Many Laramie churchgoers feel the media has taken their Christian values-good, ordinary values-and twisted them into something obscene, linking them to violence. Jesse Fisher is a 22-year-old Seventh-Day Adventist who works as a night lobby maid at the Holiday Inn. "Christianity," she says, "is about tolerance and forgiveness. It hurts us that [the protesters] are calling themselves Christians. Church is the place that is supposed to take sinners in-church is the place you can go. Everyone has sins. I have sins, like I had a son out of marriage." She thinks that after his death Matthew may have things to reckon for, but "maybe Matthew already made his peace with God--how can we know?"

For members of the gay community in Laramie, however, the killing has a different meaning. Gayle Woodsum says that gay people in the West get the message: "You can be who you want to, but don't tell us what it is." For her, "Matthew's death is a wake-up call that if you tell-if you slip up-we might not let you live."

At precisely this time, when she and other gay people feel the most unsafe, they are faced with an obligation to speak out about Matthew's death-some publicly coming forward as gay for the first time. "When 1 heard, I just wanted to go back into the closet," Meesha Fenimore, a friend of Matthew's and a fellow member of U.W.'s Lesbian, Gay, Bisexual and Transgendered Association (L.G.B.T.A.), says.
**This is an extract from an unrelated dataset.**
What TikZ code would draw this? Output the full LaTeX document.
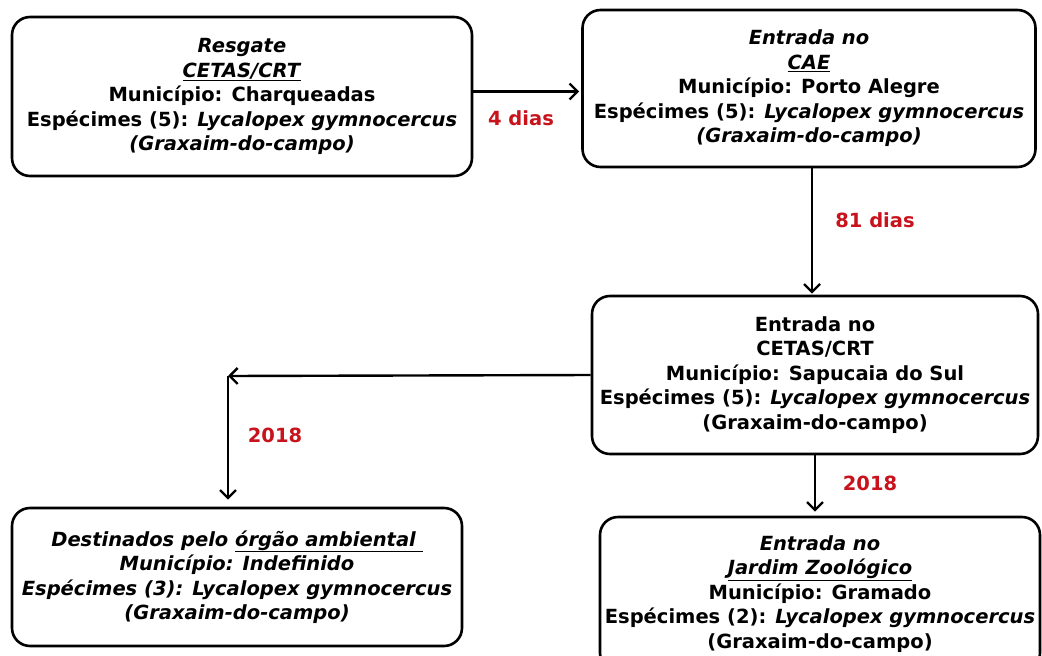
\documentclass[tikz,border=0pt]{standalone}
\usepackage{fontspec}
\setmainfont{DejaVu Sans}
\usetikzlibrary{arrows.meta}
\definecolor{prazored}{RGB}{200,18,28}

\begin{document}
\begin{tikzpicture}[x=1pt,y=-1pt,
    caixa/.style={draw, line width=2.6pt, rounded corners=18pt, align=center,
        inner sep=0pt, font=\bfseries\fontsize{19.5}{24.5}\selectfont},
    caixait/.style={caixa, font=\bfseries\itshape\fontsize{19.5}{24.5}\selectfont},
    seta/.style={line width=2.4pt, -{Straight Barb[length=8pt,width=16pt]}},
    prazo/.style={text=prazored, font=\bfseries\fontsize{19.5}{24}\selectfont}]
    \newcommand{\lyca}{\textit{Lycalopex gymnocercus}}
    \useasboundingbox (0,0) rectangle (1042,656);

    \node[caixa, minimum width=460pt, minimum height=159pt] (resgate) at (242,96.5)
        {\textit{Resgate}\\ \underline{\textit{CETAS/CRT}}\\ Município: Charqueadas\\
         Espécimes (5): \lyca\\ \textit{(Graxaim-do-campo)}};
    \node[caixa, minimum width=453pt, minimum height=157pt] (cae) at (809,88.5)
        {\textit{Entrada no}\\ \underline{\textit{CAE}}\\ Município: Porto Alegre\\
         Espécimes (5): \lyca\\ \textit{(Graxaim-do-campo)}};
    \node[caixa, minimum width=446pt, minimum height=158pt] (sapucaia) at (815,375)
        {Entrada no\\ CETAS/CRT\\ Município: Sapucaia do Sul\\
         Espécimes (5): \lyca\\ (Graxaim-do-campo)};
    \node[caixait, minimum width=450pt, minimum height=138pt] (destino) at (237,577)
        {Destinados pelo \underline{\textit{órgão ambiental~}}\\ Município: Indefinido\\
         Espécimes (3): Lycalopex gymnocercus\\ (Graxaim-do-campo)};
    \node[caixa, minimum width=440pt, minimum height=154pt] (jardim) at (820,594)
        {\textit{Entrada no}\\ \underline{\textit{Jardim Zoológico}}\\ Município: Gramado\\
         Espécimes (2): \lyca\\ (Graxaim-do-campo)};

    % ligacoes
    \draw[seta, shorten >=2pt] ([yshift=5pt]resgate.east) -- ([yshift=5pt]resgate.east -| cae.west);
    \draw[seta, shorten >=1pt] ([xshift=3pt]cae.south) -- ([xshift=3pt]cae.south |- sapucaia.north);
    \coordinate (curva) at (228,376);
    \draw[seta] (sapucaia.west) -- (curva);
    \draw[seta, shorten >=7pt] (curva) -- (curva |- destino.north);
    \draw[seta, shorten >=4pt] (sapucaia.south) -- (sapucaia.south |- jardim.north);

    \node[prazo] (quatro) at (521,118) {4 dias};
    \node[prazo] (oitenta) at (875,220) {81 dias};
    \node[prazo] (anoesq) at (275,435) {2018};
    \node[prazo] (anodir) at (870,483) {2018};
\end{tikzpicture}
\end{document}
Gayle Woodsum was struck by what she regarded as a revealing typo that appeared in a front-page article in the Boomerang about Matthew's death: "A homocide is a homocide." At Matthew's memorial service at the Unitarian church, Gayle stood up and told people that they had to "keep an eye on the law-enforcement people. This is a very homophobic system."

"Speaking about the murder brought up this intense fear," she tells me, "but it's fear of what they've already done to me." When Gayle headed the Albany County Crime Victim Witness Program for two years, she heard gay-bashing jokes and, she alleges, read memos instructing law-enforcement officials on how to file domestic-abuse charges so that allegedly abusive men could keep their guns.

When someone outed Gayle to the district attorney's office, she was shunned, she says, and then fired without explanation-by the same men who have now been entrusted with prosecuting Matthew's alleged murderers. (In the Boomerang, the D.A. denied that Woodsum was fired because of her sexual orientation.)

The coroner, Julie Heggie, says, "I definitely know that people in Laramie are very homophobic-I know that. I've lived in Laramie most of my life. It's very scary. It was horrible to see his body-and I deal with death on a daily basis. This is going to affect even the coroner's office." She adds, as if trying to talk herself into it, "But if it changes 10 people's attitudes, it's a good thing."

Fence Although the section where Matthew was bound has been taken as evidence by the police, the fence has become a place of pilgrimage. Barren and beautiful beneath the snow-dusted Rockies, the site conjures thoughts of Golgotha. Small yellow stones have been arranged to form a cross; in every crevice of the fence are bouquets, notes, stray tokens. Tiffany Edwards brought a tigereye stone; the day she and I visit she is disturbed to find it gone, along with other offerings she recalls, such as a pair of rubber medical gloves that were said to have touched Matthew's body.

"I brought the tigereye," says Tiffany, "to bring insight and clarity, to see the whole picture, to understand Matthew-his pain and terror and what his life was-to envision him there and be O.K. about it."